Sure, higher-level abilities cost more mana to cast... but in my experience, battles don't really last long enough for mana to make a big difference. It's just an added complication.

As far as I can tell, it just exists as a way to add more complexity to monster customizations—with "mana" and "mana regeneration" as stats, there's more variety in the bonuses that weapons, accessories, and foods can provide. But, again, it's empty variety.

The battle rating feature is another one that's pretty cool on paper, but unnecessary in the grand scheme.

Battle rating is a post-battle calculation of your efficiency in defeating enemies: how long the battle lasted, how much damage you took, how difficult the enemies were, how well you exploited the combo system, etc.

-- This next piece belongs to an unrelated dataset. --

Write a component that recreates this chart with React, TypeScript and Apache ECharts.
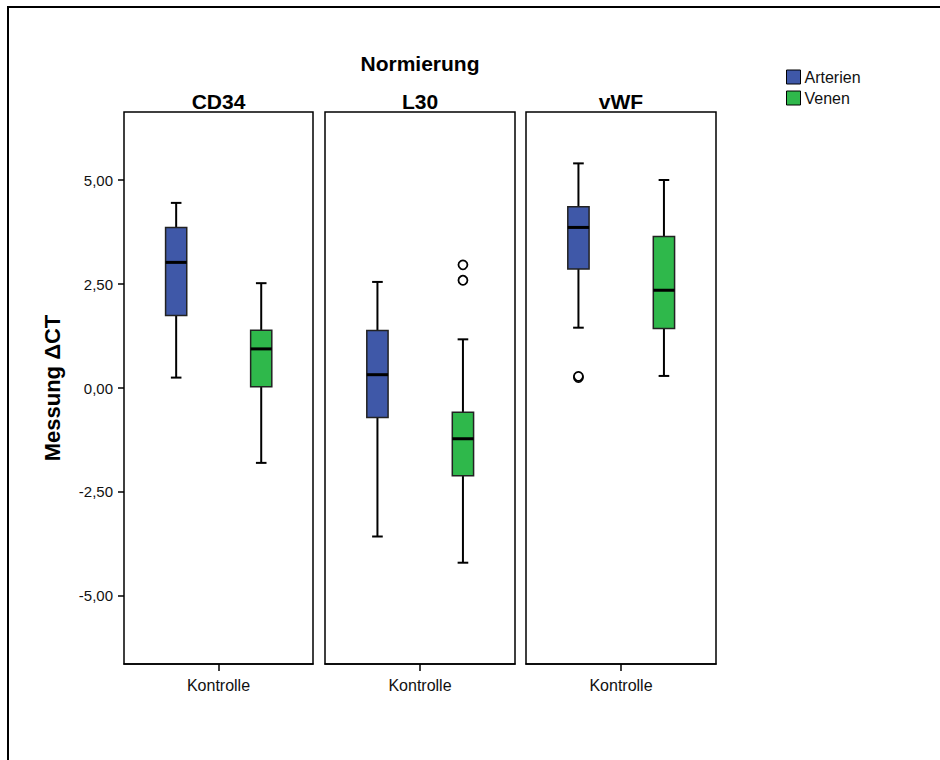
import React, { useEffect, useRef } from "react";
import * as echarts from "echarts";

// ---- data ----
const panels = ["CD34", "L30", "vWF"];
const categories = ["Kontrolle"];
const groups = ["Arterien", "Venen"];
// [min, Q1, median, Q3, max] per panel
const arterienStats = [
  [0.25, 1.74, 3.02, 3.86, 4.45],
  [-3.57, -0.71, 0.32, 1.38, 2.55],
  [1.45, 2.86, 3.86, 4.36, 5.4],
];
const venenStats = [
  [-1.8, 0.03, 0.94, 1.39, 2.52],
  [-4.2, -2.11, -1.22, -0.58, 1.17],
  [0.29, 1.43, 2.35, 3.64, 5.0],
];
const arterienOutliers = [[], [], [0.25, 0.28]];
const venenOutliers = [[], [2.59, 2.96], []];
const yTicks = [-5, -2.5, 0, 2.5, 5];
const yMin = -6.635;
const yMax = 6.635;

const FONT = "'Liberation Sans', Arial, sans-serif";
const COLORS = ["#3f58a8", "#2fb84b"];
const OFFSETS = [-0.224, 0.226];

const gridBoxes = [
  { left: 124, width: 189 },
  { left: 325, width: 190 },
  { left: 526, width: 190 },
];
const GRID_TOP = 112;
const GRID_H = 552;

function makeBoxRender(offset: number, color: string) {
  return (_params: any, api: any) => {
    const cat = api.value(0);
    const v = [1, 2, 3, 4, 5].map((i) => api.value(i));
    const band = api.size([1, 0])[0];
    const cx = api.coord([cat, v[2]])[0] + offset * band;
    const y = (val: number) => api.coord([cat, val])[1];
    const half = band * 0.056;
    const cap = band * 0.028;
    const black = { stroke: "#000", lineWidth: 2 };
    return {
      type: "group",
      children: [
        { type: "line", shape: { x1: cx, y1: y(v[0]), x2: cx, y2: y(v[1]) }, style: black },
        { type: "line", shape: { x1: cx, y1: y(v[3]), x2: cx, y2: y(v[4]) }, style: black },
        { type: "line", shape: { x1: cx - cap, y1: y(v[0]), x2: cx + cap, y2: y(v[0]) }, style: black },
        { type: "line", shape: { x1: cx - cap, y1: y(v[4]), x2: cx + cap, y2: y(v[4]) }, style: black },
        {
          type: "rect",
          shape: { x: cx - half, y: y(v[3]), width: half * 2, height: y(v[1]) - y(v[3]) },
          style: { fill: color, stroke: "#222", lineWidth: 1.5 },
        },
        {
          type: "line",
          shape: { x1: cx - half, y1: y(v[2]), x2: cx + half, y2: y(v[2]) },
          style: { stroke: "#000", lineWidth: 3 },
        },
      ],
    };
  };
}

function makeOutlierRender(offset: number) {
  return (_params: any, api: any) => {
    const cat = api.value(0);
    const val = api.value(1);
    const band = api.size([1, 0])[0];
    const p = api.coord([cat, val]);
    return {
      type: "circle",
      shape: { cx: p[0] + offset * band, cy: p[1], r: 4.5 },
      style: { fill: "#fff", stroke: "#000", lineWidth: 1.8 },
    };
  };
}

export default function App() {
  const ref = useRef<HTMLDivElement>(null);

  useEffect(() => {
    document.body.style.margin = "0";
    if (!ref.current) return;
    const chart = echarts.init(ref.current, null, { renderer: "svg" });

    const grids = gridBoxes.map((g) => ({
      left: g.left,
      width: g.width,
      top: GRID_TOP,
      height: GRID_H,
      show: true,
      borderColor: "#000",
      borderWidth: 1.5,
      backgroundColor: "transparent",
    }));

    const xAxes = panels.map((_, i) => ({
      type: "category",
      gridIndex: i,
      data: categories,
      axisLine: { show: true, onZero: false, lineStyle: { color: "#000", width: 1.5 } },
      axisTick: { show: true, alignWithLabel: true, length: 7, lineStyle: { color: "#000", width: 1.5 } },
      axisLabel: { color: "#111", fontSize: 16, fontFamily: FONT, margin: 13 },
      splitLine: { show: false },
    }));

    const yAxes = panels.map((_, i) => ({
      type: "value",
      gridIndex: i,
      min: yMin,
      max: yMax,
      name: i === 0 ? "Messung \u0394CT" : "",
      nameLocation: "middle",
      nameRotate: 90,
      nameGap: 61,
      nameTextStyle: { fontSize: 22, fontWeight: "bold", color: "#000", fontFamily: FONT },
      axisLine: { show: false },
      axisTick: {
        show: i === 0,
        length: 6,
        customValues: yTicks,
        lineStyle: { color: "#000", width: 1.5 },
      },
      axisLabel: {
        show: i === 0,
        customValues: yTicks,
        margin: 11,
        color: "#111",
        fontSize: 15,
        fontFamily: FONT,
        formatter: (v: number) => v.toFixed(2).replace(".", ","),
      },
      splitLine: { show: false },
    }));

    const series: any[] = [];
    const statsByGroup = [arterienStats, venenStats];
    const outByGroup = [arterienOutliers, venenOutliers];
    panels.forEach((_, pi) => {
      groups.forEach((gname, gi) => {
        series.push({
          type: "custom",
          name: gname,
          xAxisIndex: pi,
          yAxisIndex: pi,
          itemStyle: { color: COLORS[gi] },
          encode: { x: 0, y: [1, 2, 3, 4, 5] },
          renderItem: makeBoxRender(OFFSETS[gi], COLORS[gi]),
          data: [[0, ...statsByGroup[gi][pi]]],
          silent: true,
        });
        if (outByGroup[gi][pi].length) {
          series.push({
            type: "custom",
            name: gname,
            xAxisIndex: pi,
            yAxisIndex: pi,
            itemStyle: { color: COLORS[gi] },
            encode: { x: 0, y: 1 },
            renderItem: makeOutlierRender(OFFSETS[gi]),
            data: outByGroup[gi][pi].map((v) => [0, v]),
            silent: true,
          });
        }
      });
    });

    const titleTexts = panels.map((p, i) => ({
      type: "text",
      x: gridBoxes[i].left + gridBoxes[i].width / 2,
      y: 101,
      style: {
        text: p,
        font: `bold 21px ${FONT}`,
        fill: "#000",
        textAlign: "center",
        textVerticalAlign: "middle",
      },
    }));

    chart.setOption({
      animation: false,
      backgroundColor: "#fff",
      grid: grids,
      xAxis: xAxes,
      yAxis: yAxes,
      legend: {
        left: 781,
        top: 64,
        orient: "vertical",
        itemWidth: 14,
        itemHeight: 14,
        itemGap: 5,
        icon: "rect",
        data: groups.map((g, i) => ({
          name: g,
          itemStyle: { color: COLORS[i], borderColor: "#000", borderWidth: 1 },
        })),
        textStyle: { fontSize: 16, fontFamily: FONT, color: "#111", padding: [0, 0, 0, -1] },
        selectedMode: false,
      },
      graphic: [
        {
          type: "rect",
          shape: { x: 8, y: 7, width: 1200, height: 1200 },
          style: { fill: "none", stroke: "#000", lineWidth: 2 },
          silent: true,
        },
        {
          type: "text",
          x: 420,
          y: 63,
          style: {
            text: "Normierung",
            font: `bold 21px ${FONT}`,
            fill: "#000",
            textAlign: "center",
            textVerticalAlign: "middle",
          },
        },
        ...titleTexts,
      ],
      series,
    });

    return () => chart.dispose();
  }, []);

  return <div ref={ref} style={{ width: 940, height: 760 }} />;
}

Your actual battle rating is graded from 1 star to 5 stars. The more stars you earn, the more gold you earn as a reward and the higher your chance of receiving a "rare loot" item.

I can see what this system was trying to do. It encourages you to fight strategically and rewards you for understanding the game.

My issue with it is that the calculation is needlessly elaborate and in-your-face for a feature that barely impacts much of anything. Like most features in Monster Sanctuary, it appears to exist solely for powergamers.

And one more gratuitous feature to toss on the pile: upgrade system.

As if the game weren't convoluted enough, the existence of crafting materials and equipment upgrades adds bloat without adding much depth.

It feels like an afterthought, incorporated as a way to pad out game content and artificially increase playtime—which would be fine if the crafting system was better developed and more fundamentally integrated into the game as a whole.

As is, you could remove it altogether and it would change very little, if anything.

The Verdict

Monster Sanctuary is a needlessly convoluted game, but it's still fun. The combat is engaging, satisfying, and well-designed, which is excellent because you'll spend most of your playtime in combat. And at the end of the day, a game like this is all about the battles anyway.

It's clearly meant to appeal to powergamers. I haven't identified as a powergamer in many years, so perhaps it's no surprise that I can't handle the elaborate number of systems thrown at me.

If you like min-maxing and optimizing a vast array of choices, you'll love Monster Sanctuary.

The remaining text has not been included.